▸ JOB
Restate the full listing word for word and leave the pictures out.

▸ DATA

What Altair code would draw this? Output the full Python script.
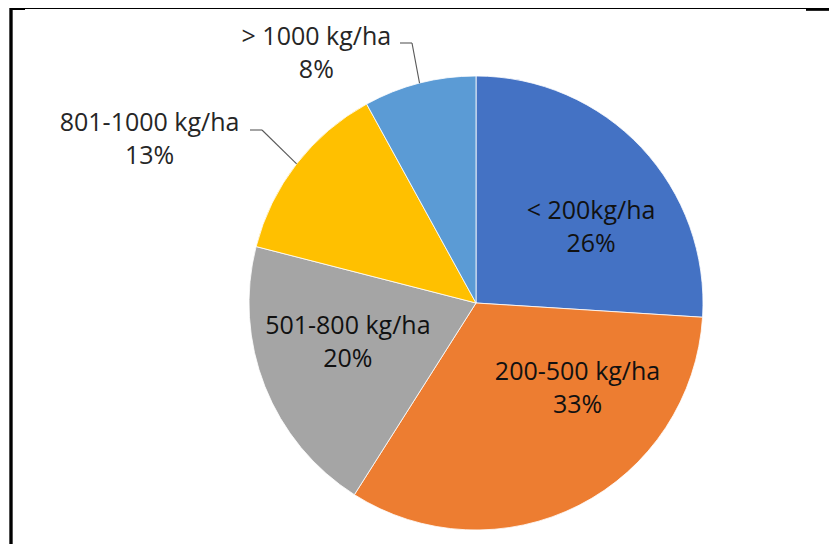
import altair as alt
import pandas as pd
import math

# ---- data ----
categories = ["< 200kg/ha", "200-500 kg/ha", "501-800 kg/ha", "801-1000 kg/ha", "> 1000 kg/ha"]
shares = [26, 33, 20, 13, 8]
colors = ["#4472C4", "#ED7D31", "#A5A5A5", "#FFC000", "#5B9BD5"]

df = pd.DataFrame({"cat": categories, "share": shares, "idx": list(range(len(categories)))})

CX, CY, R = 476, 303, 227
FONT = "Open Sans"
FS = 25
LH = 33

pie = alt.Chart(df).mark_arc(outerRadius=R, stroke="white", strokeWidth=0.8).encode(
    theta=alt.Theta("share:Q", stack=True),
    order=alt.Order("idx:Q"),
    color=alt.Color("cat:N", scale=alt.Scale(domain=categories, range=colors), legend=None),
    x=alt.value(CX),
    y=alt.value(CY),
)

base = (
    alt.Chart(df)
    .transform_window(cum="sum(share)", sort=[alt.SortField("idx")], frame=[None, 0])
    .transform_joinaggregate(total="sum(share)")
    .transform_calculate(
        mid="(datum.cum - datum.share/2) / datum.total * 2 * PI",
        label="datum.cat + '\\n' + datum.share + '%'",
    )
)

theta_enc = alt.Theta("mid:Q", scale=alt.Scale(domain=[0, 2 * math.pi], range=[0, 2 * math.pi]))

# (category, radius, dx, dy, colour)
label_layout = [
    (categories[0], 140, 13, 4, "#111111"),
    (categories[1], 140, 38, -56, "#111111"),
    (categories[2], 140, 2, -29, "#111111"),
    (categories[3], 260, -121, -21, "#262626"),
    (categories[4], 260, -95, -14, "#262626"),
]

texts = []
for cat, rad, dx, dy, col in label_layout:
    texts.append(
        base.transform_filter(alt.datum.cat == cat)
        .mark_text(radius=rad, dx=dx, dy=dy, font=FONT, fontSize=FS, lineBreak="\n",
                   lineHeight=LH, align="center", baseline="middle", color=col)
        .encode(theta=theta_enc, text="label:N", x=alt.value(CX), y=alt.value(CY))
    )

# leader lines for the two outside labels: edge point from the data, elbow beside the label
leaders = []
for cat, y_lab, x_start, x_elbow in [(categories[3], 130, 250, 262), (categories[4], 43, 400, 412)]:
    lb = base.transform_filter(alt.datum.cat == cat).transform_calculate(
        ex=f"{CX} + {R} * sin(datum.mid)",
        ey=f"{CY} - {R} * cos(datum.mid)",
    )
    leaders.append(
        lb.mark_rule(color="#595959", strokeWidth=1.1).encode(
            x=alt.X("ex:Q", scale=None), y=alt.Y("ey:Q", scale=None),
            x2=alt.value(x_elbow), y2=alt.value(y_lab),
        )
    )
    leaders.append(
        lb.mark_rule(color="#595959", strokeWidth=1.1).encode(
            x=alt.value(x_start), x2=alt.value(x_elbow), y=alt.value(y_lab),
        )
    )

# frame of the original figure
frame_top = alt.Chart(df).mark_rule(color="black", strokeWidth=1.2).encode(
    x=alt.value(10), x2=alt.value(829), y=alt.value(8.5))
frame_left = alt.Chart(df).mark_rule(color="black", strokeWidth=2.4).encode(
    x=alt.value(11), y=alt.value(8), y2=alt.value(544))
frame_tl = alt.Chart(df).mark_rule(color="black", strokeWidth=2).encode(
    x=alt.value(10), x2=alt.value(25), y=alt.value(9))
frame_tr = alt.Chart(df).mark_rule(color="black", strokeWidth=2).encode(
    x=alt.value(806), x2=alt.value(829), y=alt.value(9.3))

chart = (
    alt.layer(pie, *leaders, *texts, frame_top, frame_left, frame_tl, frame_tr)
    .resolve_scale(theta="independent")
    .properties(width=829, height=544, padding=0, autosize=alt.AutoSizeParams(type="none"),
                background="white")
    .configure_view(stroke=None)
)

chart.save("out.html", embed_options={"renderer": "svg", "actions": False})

▸ REPLY TO THE TASK
What Altair code would draw this? Output the full Python script.
import altair as alt
import pandas as pd
import math

# ---- data ----
categories = ["< 200kg/ha", "200-500 kg/ha", "501-800 kg/ha", "801-1000 kg/ha", "> 1000 kg/ha"]
shares = [26, 33, 20, 13, 8]
colors = ["#4472C4", "#ED7D31", "#A5A5A5", "#FFC000", "#5B9BD5"]

df = pd.DataFrame({"cat": categories, "share": shares, "idx": list(range(len(categories)))})

CX, CY, R = 476, 303, 227
FONT = "Open Sans"
FS = 25
LH = 33

pie = alt.Chart(df).mark_arc(outerRadius=R, stroke="white", strokeWidth=0.8).encode(
    theta=alt.Theta("share:Q", stack=True),
    order=alt.Order("idx:Q"),
    color=alt.Color("cat:N", scale=alt.Scale(domain=categories, range=colors), legend=None),
    x=alt.value(CX),
    y=alt.value(CY),
)

base = (
    alt.Chart(df)
    .transform_window(cum="sum(share)", sort=[alt.SortField("idx")], frame=[None, 0])
    .transform_joinaggregate(total="sum(share)")
    .transform_calculate(
        mid="(datum.cum - datum.share/2) / datum.total * 2 * PI",
        label="datum.cat + '\\n' + datum.share + '%'",
    )
)

theta_enc = alt.Theta("mid:Q", scale=alt.Scale(domain=[0, 2 * math.pi], range=[0, 2 * math.pi]))

# (category, radius, dx, dy, colour)
label_layout = [
    (categories[0], 140, 13, 4, "#111111"),
    (categories[1], 140, 38, -56, "#111111"),
    (categories[2], 140, 2, -29, "#111111"),
    (categories[3], 260, -121, -21, "#262626"),
    (categories[4], 260, -95, -14, "#262626"),
]

texts = []
for cat, rad, dx, dy, col in label_layout:
    texts.append(
        base.transform_filter(alt.datum.cat == cat)
        .mark_text(radius=rad, dx=dx, dy=dy, font=FONT, fontSize=FS, lineBreak="\n",
                   lineHeight=LH, align="center", baseline="middle", color=col)
        .encode(theta=theta_enc, text="label:N", x=alt.value(CX), y=alt.value(CY))
    )

# leader lines for the two outside labels: edge point from the data, elbow beside the label
leaders = []
for cat, y_lab, x_start, x_elbow in [(categories[3], 130, 250, 262), (categories[4], 43, 400, 412)]:
    lb = base.transform_filter(alt.datum.cat == cat).transform_calculate(
        ex=f"{CX} + {R} * sin(datum.mid)",
        ey=f"{CY} - {R} * cos(datum.mid)",
    )
    leaders.append(
        lb.mark_rule(color="#595959", strokeWidth=1.1).encode(
            x=alt.X("ex:Q", scale=None), y=alt.Y("ey:Q", scale=None),
            x2=alt.value(x_elbow), y2=alt.value(y_lab),
        )
    )
    leaders.append(
        lb.mark_rule(color="#595959", strokeWidth=1.1).encode(
            x=alt.value(x_start), x2=alt.value(x_elbow), y=alt.value(y_lab),
        )
    )

# frame of the original figure
frame_top = alt.Chart(df).mark_rule(color="black", strokeWidth=1.2).encode(
    x=alt.value(10), x2=alt.value(829), y=alt.value(8.5))
frame_left = alt.Chart(df).mark_rule(color="black", strokeWidth=2.4).encode(
    x=alt.value(11), y=alt.value(8), y2=alt.value(544))
frame_tl = alt.Chart(df).mark_rule(color="black", strokeWidth=2).encode(
    x=alt.value(10), x2=alt.value(25), y=alt.value(9))
frame_tr = alt.Chart(df).mark_rule(color="black", strokeWidth=2).encode(
    x=alt.value(806), x2=alt.value(829), y=alt.value(9.3))

chart = (
    alt.layer(pie, *leaders, *texts, frame_top, frame_left, frame_tl, frame_tr)
    .resolve_scale(theta="independent")
    .properties(width=829, height=544, padding=0, autosize=alt.AutoSizeParams(type="none"),
                background="white")
    .configure_view(stroke=None)
)

chart.save("out.html", embed_options={"renderer": "svg", "actions": False})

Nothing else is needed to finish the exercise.